Review | The Skin Of Our Teeth: a multifaceted gem

Park Square Theatre

THE SKIN OF OUR TEETH. Photo by Petronella Ytsma.

There are plays that are so good that audiences enjoy them even if the production isn’t first class—Midsummer Night’s Dream for example. Then there are plays that are unwieldly gems, difficult to take in unless the production is of first-class quality. The comedy-drama The Skin of Our Teeth by Thornton Wilder is such a play. It’s layers of parallel time and interweaving of storylines makes it hard to pull off.

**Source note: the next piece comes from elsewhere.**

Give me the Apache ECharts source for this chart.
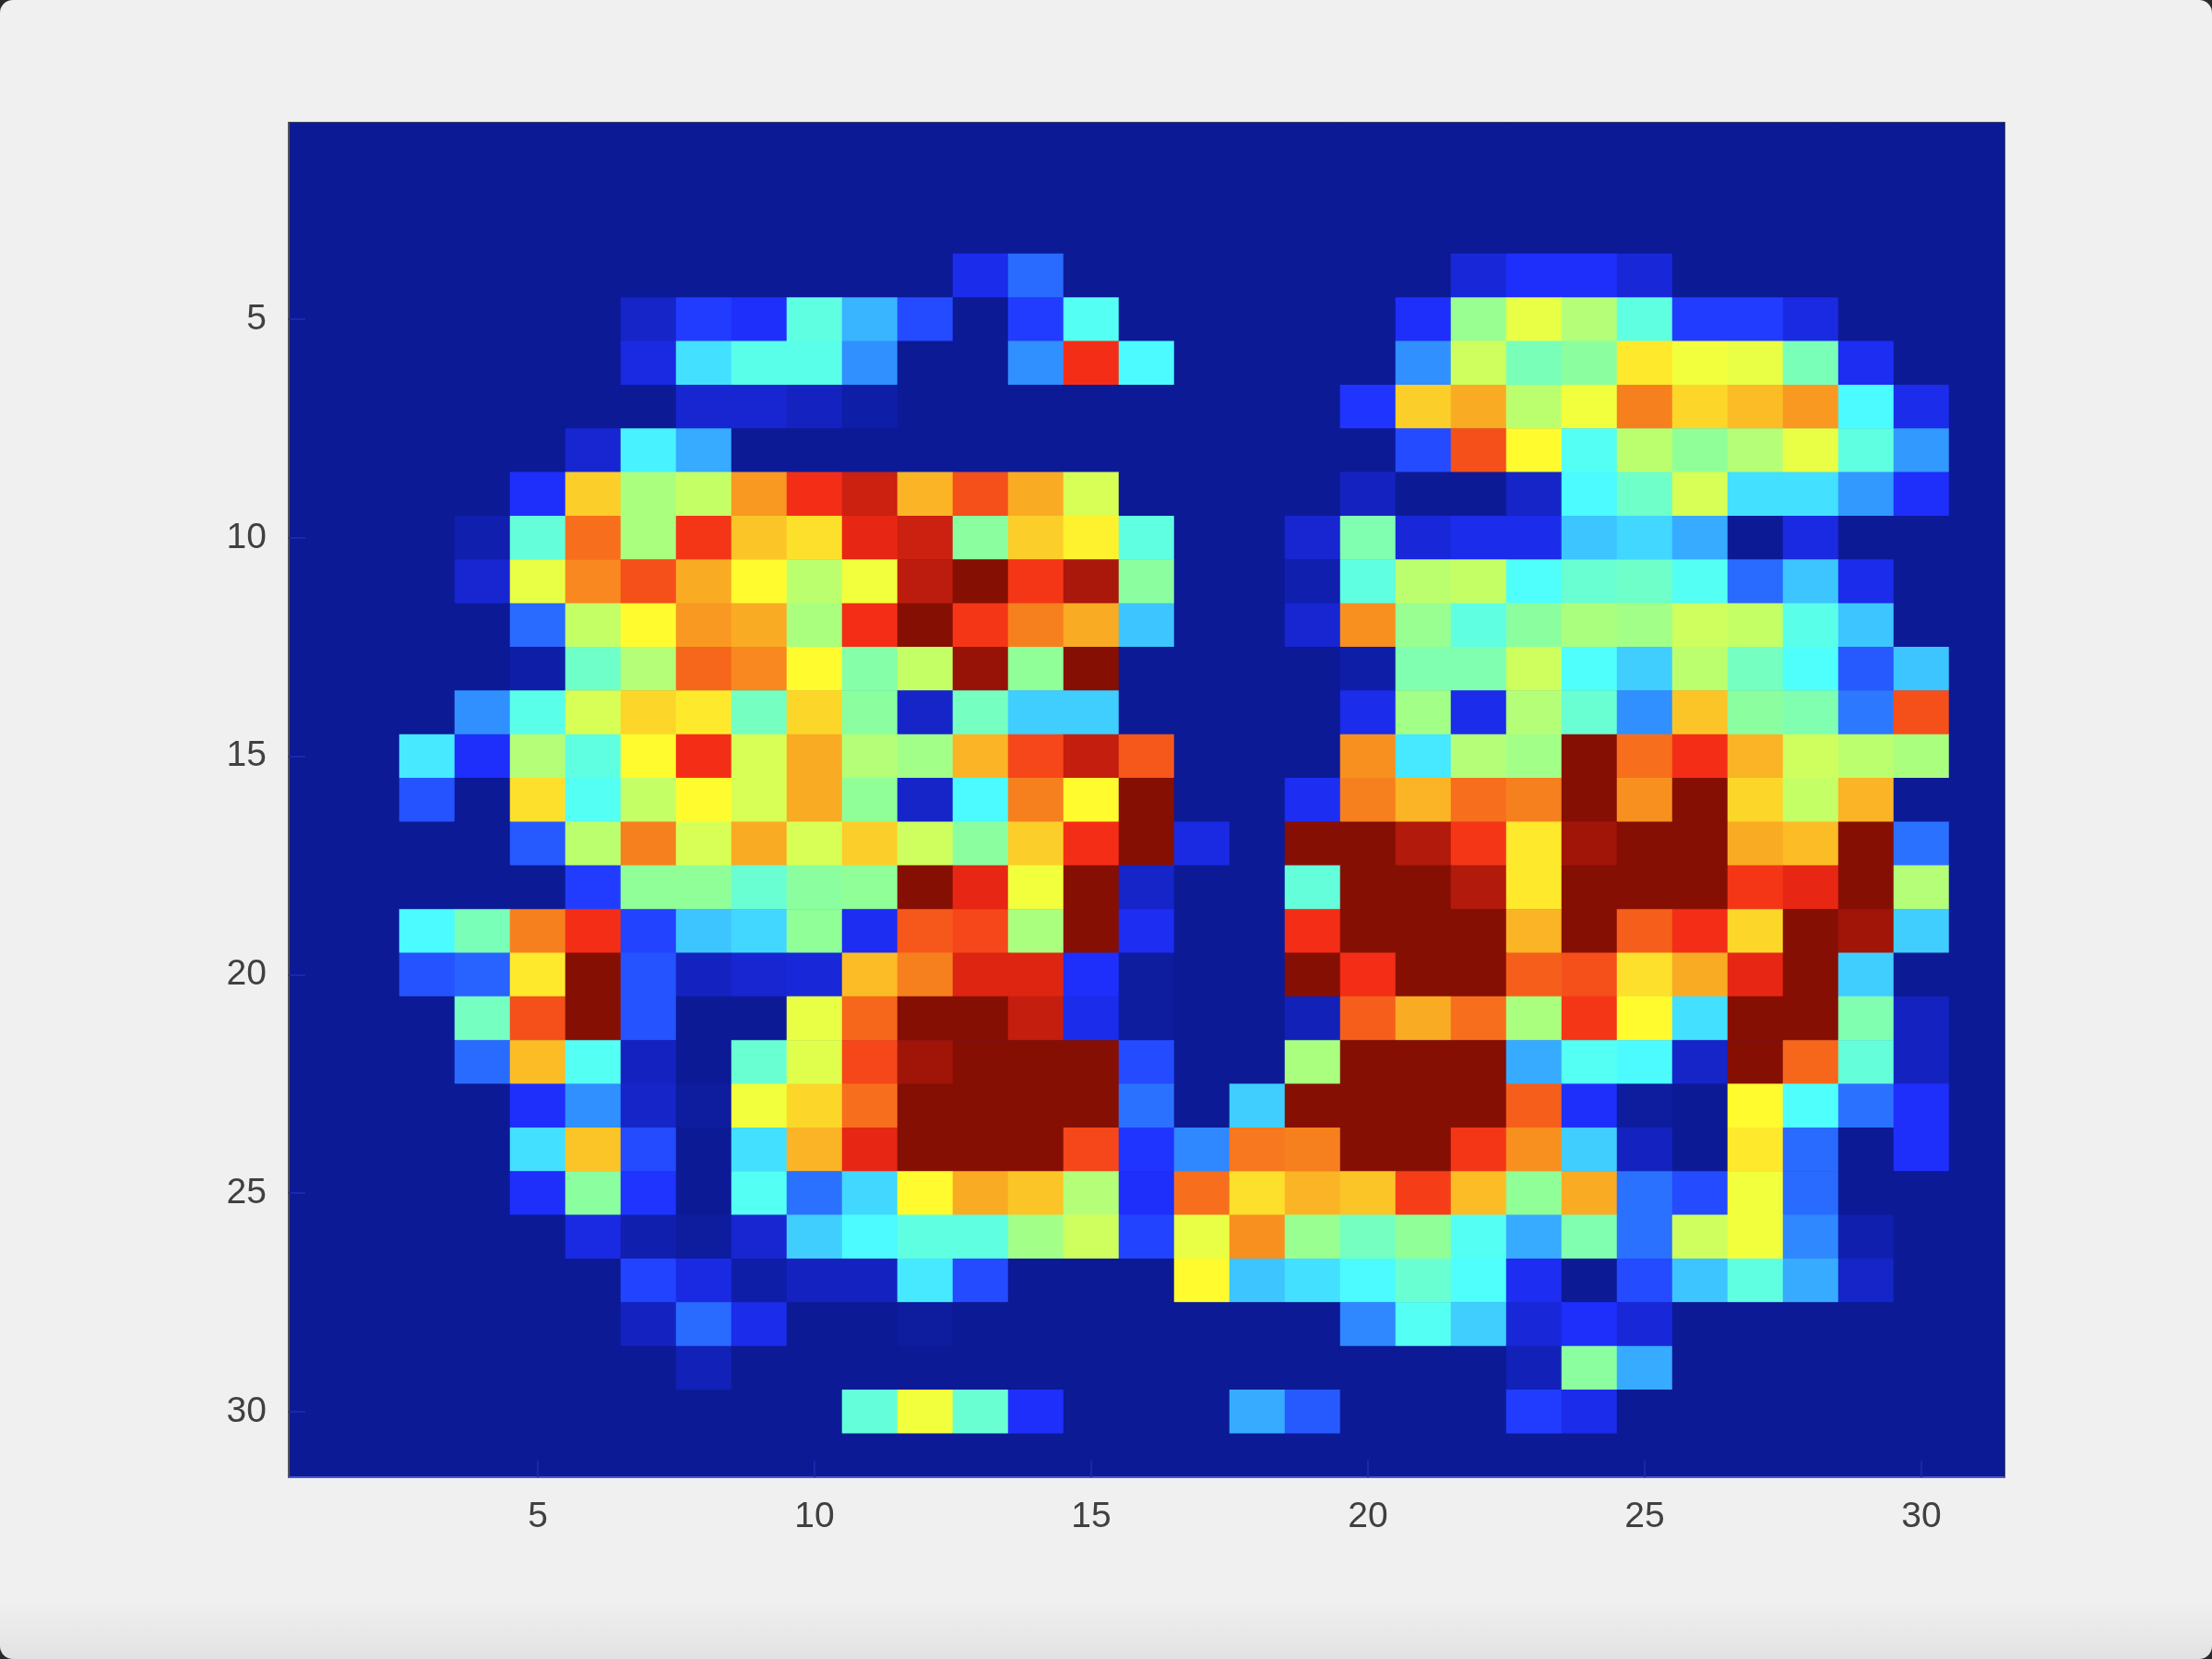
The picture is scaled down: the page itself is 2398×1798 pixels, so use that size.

The good news is that director Joel Sass and Girl Friday Productions put a shine on this multifaceted jewel now at Park Square Theatre‘s main stage.

The play centers on the Antrobus family, George and Maggie and their two children in modern day New Jersey where they live with a pet mammoth and dinosaur and a scatterbrained maid named Sabina. In the course of the first act George invents the alphabet and the wheel. It is broadly hinted that their son “Henry” is the biblical fratricide Cain. We learn that the nearby grocery store has run out of food due to a glacier that is coming their way. These surrealistic elements, grounded in silliness and humor, are what Skin of Our Teeth is founded on and what director Sass calls a “a screw ball tragedy” in his program notes.

What makes this show work so well is that the actors know when to drop their madcap expressionism and bring the pace down to a serious level in order to survive the crisis at hand. They demonstrate the wise and very human core in this play that lies underneath the shifting layers of story and time.

The strong cast is led by John Middleton as George Antrobus, Kirby Bennet as Maggie and Alayne Hopkins as their maid Sabina, all excellent in their roles. This is one of Middleton’s best performances as he plays George Antrobus as a happy tinkering inventor rather than an intellectual powerhouse. Bennet gets stronger as the play progresses doing excellent work in each succeeding act. Sabina is written as a show-stealing part and Hopkins is very good at upstaging everyone else when the script demands it. Neal Skoy and Kathryn Fumie as the Antrobus children, Henry and Gladys, do very well as they age considerably throughout the course of the show.

Skin of Our Teeth won the Pulitzer Prize more than 75 years ago. If anything, its message is even more applicable now. As we teeter on the brink of environmental collapse I expect that this play will have more productions but there may be none better than the one now at Park Square Theatre.